Work required:
Transcribe every line exactly. Leave the pictures behind.

* * * * *

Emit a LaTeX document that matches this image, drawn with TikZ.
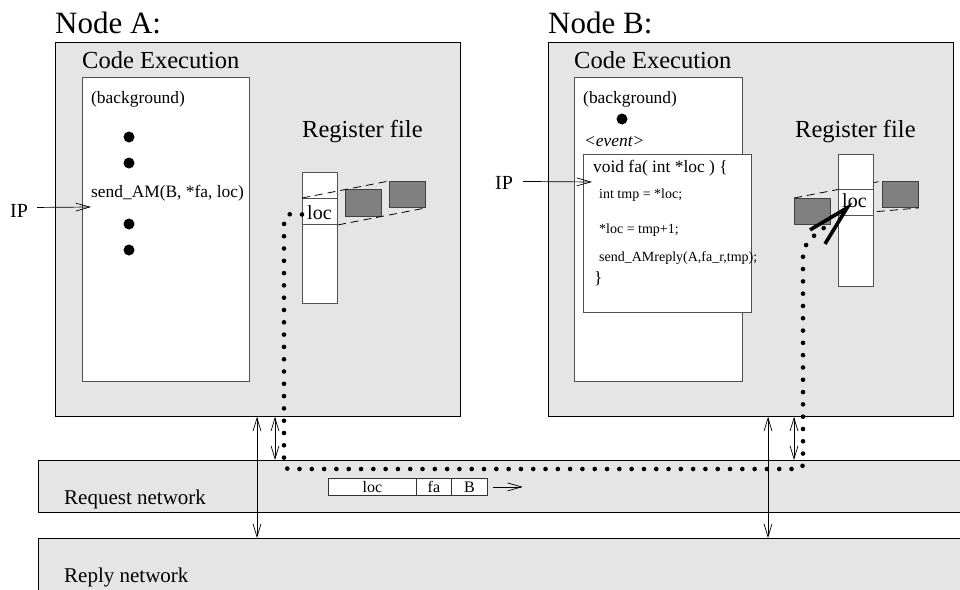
\documentclass[tikz,border=0pt]{standalone}
\usepackage{fontspec}
\setmainfont{Liberation Serif}
\usetikzlibrary{arrows.meta,calc}
\definecolor{bgray}{RGB}{229,229,229}
\definecolor{dgray}{RGB}{128,128,128}
\definecolor{lgrid}{RGB}{80,80,80}
\begin{document}
\begin{tikzpicture}[x=1pt,y=-1pt,
  outerbox/.style={draw=black, fill=bgray, line width=0.9pt, inner sep=0pt, anchor=north west},
  innerbox/.style={draw=lgrid, fill=white, line width=0.9pt, inner sep=0pt, anchor=north west},
  regbox/.style={draw=lgrid, fill=white, line width=0.9pt, inner sep=0pt, anchor=north west},
  graybox/.style={draw=black!75, fill=dgray, line width=0.9pt, inner sep=0pt, anchor=north west},
  pktbox/.style={draw=black!80, fill=white, line width=0.8pt, inner sep=0pt, anchor=north west, font=\fontsize{16}{16}\selectfont},
  lbl/.style={inner sep=0pt, anchor=base west},
  big/.style={lbl, font=\fontsize{31}{31}\selectfont},
  mid/.style={lbl, font=\fontsize{24.5}{24.5}\selectfont},
  txt/.style={lbl, font=\fontsize{17.4}{17.4}\selectfont},
  sml/.style={lbl, font=\fontsize{14}{14}\selectfont},
  iplbl/.style={lbl, font=\fontsize{20}{20}\selectfont},
  netlbl/.style={lbl, font=\fontsize{21}{21}\selectfont},
  bdot/.style={circle, fill=black, inner sep=0pt, minimum size=11pt},
  arr/.style={line width=0.7pt, -{Straight Barb[length=14pt,width=8pt]}},
  dbl/.style={line width=0.7pt, {Straight Barb[length=13pt,width=8pt]}-{Straight Barb[length=13pt,width=8pt]}},
  dashln/.style={line width=0.8pt, dash pattern=on 8pt off 5pt},
  dotln/.style={line width=4.6pt, line cap=round, dash pattern=on 0pt off 12.3pt}
]
\useasboundingbox (0,0) rectangle (960,589);
\clip (0,0) rectangle (960,589);

% network boxes
\node[outerbox, minimum width=960pt, minimum height=52pt] (req) at (38,460) {};
\node[outerbox, minimum width=960pt, minimum height=80pt] (rep) at (38,538) {};
\node[netlbl] (reqlbl) at (64,504) {Request network};
\node[netlbl] (replbl) at (64,582) {Reply network};

% node boxes
\node[outerbox, minimum width=405pt, minimum height=374pt] (nodeA) at (55,42) {};
\node[outerbox, minimum width=405pt, minimum height=374pt] (nodeB) at (548,42) {};
\node[big] (titleA) at (55,33) {Node A:};
\node[big] (titleB) at (548,33) {Node B:};

% ---------- Node A ----------
\node[mid] (ceA) at (82,68) {Code Execution};
\node[innerbox, minimum width=167pt, minimum height=304pt] (codeA) at (82,77) {};
\node[txt] (bgA) at (91,103) {(background)};
\node[bdot] (dA1) at (129,137) {};
\node[bdot] (dA2) at (129,163) {};
\node[txt] (sendA) at (91,197) {send\_AM(B, *fa, loc)};
\node[bdot] (dA3) at (129,224) {};
\node[bdot] (dA4) at (129,250) {};
\node[iplbl] (ipA) at (10,217) {IP};
\coordinate (ipAend) at (91,207);
\draw[arr] ($(ipA.east)+(9,-3)$) -- (ipAend);

\node[mid] (rfA) at (302,137) {Register file};
\node[regbox, minimum width=35pt, minimum height=131pt] (regA) at (302,172) {};
\node[regbox, minimum width=35pt, minimum height=26pt] (locA) at (302,198) {};
\node[iplbl] (locAt) at (307,219) {loc};
\node[graybox, minimum width=36pt, minimum height=27pt] (gA1) at (345,189) {};
\node[graybox, minimum width=36pt, minimum height=26pt] (gA2) at (389,181) {};
\draw[dashln] (locA.north west) -- (gA2.north west);
\draw[dashln] (locA.south east) -- (gA2.south east);

% ---------- Node B ----------
\node[mid] (ceB) at (574,68) {Code Execution};
\node[innerbox, minimum width=168pt, minimum height=304pt] (codeB) at (574,77) {};
\node[txt] (bgB) at (583,103) {(background)};
\node[bdot] (dB1) at (622,119) {};
\node[txt] (evB) at (584,146) {\textit{<event>}};
\node[innerbox, minimum width=168pt, minimum height=158pt] (func) at (583,154) {};
\node[txt] (f1) at (593,172) {void fa( int *loc ) \{};
\node[sml] (f2) at (599,198) {int tmp = *loc;};
\node[sml] (f3) at (599,233) {*loc = tmp+1;};
\node[sml] (f4) at (599,261) {send\_AMreply(A,fa\_r,tmp);};
\node[txt] (f5) at (594,283) {\}};
\node[iplbl] (ipB) at (495,189) {IP};
\coordinate (ipBend) at (592,182);
\draw[arr] ($(ipB.east)+(10,-1)$) -- (ipBend);

\node[mid] (rfB) at (795,137) {Register file};
\node[graybox, minimum width=36pt, minimum height=26pt] (gB1) at (794,198) {};
\node[graybox, minimum width=36pt, minimum height=26pt] (gB2) at (882,181) {};
\draw[dashln] (gB1.north west) -- (gB2.north west);
\draw[dashln] (838,215) -- (gB2.south east);
\node[regbox, minimum width=35pt, minimum height=132pt] (regB) at (838,154) {};
\node[regbox, minimum width=35pt, minimum height=26pt] (locB) at (838,189) {};
\node[iplbl] (locBt) at (842,207) {loc};

% ---------- vertical double arrows ----------
\coordinate (xa1) at (257,0);
\coordinate (xa2) at (275,0);
\coordinate (xb1) at (768,0);
\coordinate (xb2) at (794,0);
\draw[dbl] (nodeA.south -| xa1) -- (rep.north -| xa1);
\draw[dbl] (nodeA.south -| xa2) -- (req.north -| xa2);
\draw[dbl] (nodeB.south -| xb1) -- (rep.north -| xb1);
\draw[dbl] (nodeB.south -| xb2) -- (req.north -| xb2);

% ---------- packet ----------
\node[pktbox, minimum width=88pt, minimum height=17pt] (p1) at (328,478) {loc};
\node[pktbox, minimum width=35pt, minimum height=17pt] (p2) at (416,478) {fa};
\node[pktbox, minimum width=36pt, minimum height=17pt] (p3) at (451,478) {B};
\draw[arr] ($(p3.east)+(5,0)$) -- ($(p3.east)+(35,0)$);

% ---------- dotted path ----------
\coordinate (startA) at ($(locA.west)+(0,3)$);
\coordinate (tipB) at ($(locB.south west)+(9,-8)$);
\draw[dotln] (startA) -- (291,214) .. controls (286,214) and (284,218) .. (284,225)
  -- (284,463) .. controls (284,467) and (286,469) .. (290,469)
  -- (797,469) .. controls (801,469) and (803,467) .. (803,463)
  -- (803,255) .. controls (803,245) and (812,236) .. (828,225);
\draw[line width=3.6pt] ($(tipB)+(-37,22)$) -- (tipB) -- ($(tipB)+(-22,36)$);
\end{tikzpicture}
\end{document}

* * * * *

Full output:
Emit a LaTeX document that matches this image, drawn with TikZ.
\documentclass[tikz,border=0pt]{standalone}
\usepackage{fontspec}
\setmainfont{Liberation Serif}
\usetikzlibrary{arrows.meta,calc}
\definecolor{bgray}{RGB}{229,229,229}
\definecolor{dgray}{RGB}{128,128,128}
\definecolor{lgrid}{RGB}{80,80,80}
\begin{document}
\begin{tikzpicture}[x=1pt,y=-1pt,
  outerbox/.style={draw=black, fill=bgray, line width=0.9pt, inner sep=0pt, anchor=north west},
  innerbox/.style={draw=lgrid, fill=white, line width=0.9pt, inner sep=0pt, anchor=north west},
  regbox/.style={draw=lgrid, fill=white, line width=0.9pt, inner sep=0pt, anchor=north west},
  graybox/.style={draw=black!75, fill=dgray, line width=0.9pt, inner sep=0pt, anchor=north west},
  pktbox/.style={draw=black!80, fill=white, line width=0.8pt, inner sep=0pt, anchor=north west, font=\fontsize{16}{16}\selectfont},
  lbl/.style={inner sep=0pt, anchor=base west},
  big/.style={lbl, font=\fontsize{31}{31}\selectfont},
  mid/.style={lbl, font=\fontsize{24.5}{24.5}\selectfont},
  txt/.style={lbl, font=\fontsize{17.4}{17.4}\selectfont},
  sml/.style={lbl, font=\fontsize{14}{14}\selectfont},
  iplbl/.style={lbl, font=\fontsize{20}{20}\selectfont},
  netlbl/.style={lbl, font=\fontsize{21}{21}\selectfont},
  bdot/.style={circle, fill=black, inner sep=0pt, minimum size=11pt},
  arr/.style={line width=0.7pt, -{Straight Barb[length=14pt,width=8pt]}},
  dbl/.style={line width=0.7pt, {Straight Barb[length=13pt,width=8pt]}-{Straight Barb[length=13pt,width=8pt]}},
  dashln/.style={line width=0.8pt, dash pattern=on 8pt off 5pt},
  dotln/.style={line width=4.6pt, line cap=round, dash pattern=on 0pt off 12.3pt}
]
\useasboundingbox (0,0) rectangle (960,589);
\clip (0,0) rectangle (960,589);

% network boxes
\node[outerbox, minimum width=960pt, minimum height=52pt] (req) at (38,460) {};
\node[outerbox, minimum width=960pt, minimum height=80pt] (rep) at (38,538) {};
\node[netlbl] (reqlbl) at (64,504) {Request network};
\node[netlbl] (replbl) at (64,582) {Reply network};

% node boxes
\node[outerbox, minimum width=405pt, minimum height=374pt] (nodeA) at (55,42) {};
\node[outerbox, minimum width=405pt, minimum height=374pt] (nodeB) at (548,42) {};
\node[big] (titleA) at (55,33) {Node A:};
\node[big] (titleB) at (548,33) {Node B:};

% ---------- Node A ----------
\node[mid] (ceA) at (82,68) {Code Execution};
\node[innerbox, minimum width=167pt, minimum height=304pt] (codeA) at (82,77) {};
\node[txt] (bgA) at (91,103) {(background)};
\node[bdot] (dA1) at (129,137) {};
\node[bdot] (dA2) at (129,163) {};
\node[txt] (sendA) at (91,197) {send\_AM(B, *fa, loc)};
\node[bdot] (dA3) at (129,224) {};
\node[bdot] (dA4) at (129,250) {};
\node[iplbl] (ipA) at (10,217) {IP};
\coordinate (ipAend) at (91,207);
\draw[arr] ($(ipA.east)+(9,-3)$) -- (ipAend);

\node[mid] (rfA) at (302,137) {Register file};
\node[regbox, minimum width=35pt, minimum height=131pt] (regA) at (302,172) {};
\node[regbox, minimum width=35pt, minimum height=26pt] (locA) at (302,198) {};
\node[iplbl] (locAt) at (307,219) {loc};
\node[graybox, minimum width=36pt, minimum height=27pt] (gA1) at (345,189) {};
\node[graybox, minimum width=36pt, minimum height=26pt] (gA2) at (389,181) {};
\draw[dashln] (locA.north west) -- (gA2.north west);
\draw[dashln] (locA.south east) -- (gA2.south east);

% ---------- Node B ----------
\node[mid] (ceB) at (574,68) {Code Execution};
\node[innerbox, minimum width=168pt, minimum height=304pt] (codeB) at (574,77) {};
\node[txt] (bgB) at (583,103) {(background)};
\node[bdot] (dB1) at (622,119) {};
\node[txt] (evB) at (584,146) {\textit{<event>}};
\node[innerbox, minimum width=168pt, minimum height=158pt] (func) at (583,154) {};
\node[txt] (f1) at (593,172) {void fa( int *loc ) \{};
\node[sml] (f2) at (599,198) {int tmp = *loc;};
\node[sml] (f3) at (599,233) {*loc = tmp+1;};
\node[sml] (f4) at (599,261) {send\_AMreply(A,fa\_r,tmp);};
\node[txt] (f5) at (594,283) {\}};
\node[iplbl] (ipB) at (495,189) {IP};
\coordinate (ipBend) at (592,182);
\draw[arr] ($(ipB.east)+(10,-1)$) -- (ipBend);

\node[mid] (rfB) at (795,137) {Register file};
\node[graybox, minimum width=36pt, minimum height=26pt] (gB1) at (794,198) {};
\node[graybox, minimum width=36pt, minimum height=26pt] (gB2) at (882,181) {};
\draw[dashln] (gB1.north west) -- (gB2.north west);
\draw[dashln] (838,215) -- (gB2.south east);
\node[regbox, minimum width=35pt, minimum height=132pt] (regB) at (838,154) {};
\node[regbox, minimum width=35pt, minimum height=26pt] (locB) at (838,189) {};
\node[iplbl] (locBt) at (842,207) {loc};

% ---------- vertical double arrows ----------
\coordinate (xa1) at (257,0);
\coordinate (xa2) at (275,0);
\coordinate (xb1) at (768,0);
\coordinate (xb2) at (794,0);
\draw[dbl] (nodeA.south -| xa1) -- (rep.north -| xa1);
\draw[dbl] (nodeA.south -| xa2) -- (req.north -| xa2);
\draw[dbl] (nodeB.south -| xb1) -- (rep.north -| xb1);
\draw[dbl] (nodeB.south -| xb2) -- (req.north -| xb2);

% ---------- packet ----------
\node[pktbox, minimum width=88pt, minimum height=17pt] (p1) at (328,478) {loc};
\node[pktbox, minimum width=35pt, minimum height=17pt] (p2) at (416,478) {fa};
\node[pktbox, minimum width=36pt, minimum height=17pt] (p3) at (451,478) {B};
\draw[arr] ($(p3.east)+(5,0)$) -- ($(p3.east)+(35,0)$);

% ---------- dotted path ----------
\coordinate (startA) at ($(locA.west)+(0,3)$);
\coordinate (tipB) at ($(locB.south west)+(9,-8)$);
\draw[dotln] (startA) -- (291,214) .. controls (286,214) and (284,218) .. (284,225)
  -- (284,463) .. controls (284,467) and (286,469) .. (290,469)
  -- (797,469) .. controls (801,469) and (803,467) .. (803,463)
  -- (803,255) .. controls (803,245) and (812,236) .. (828,225);
\draw[line width=3.6pt] ($(tipB)+(-37,22)$) -- (tipB) -- ($(tipB)+(-22,36)$);
\end{tikzpicture}
\end{document}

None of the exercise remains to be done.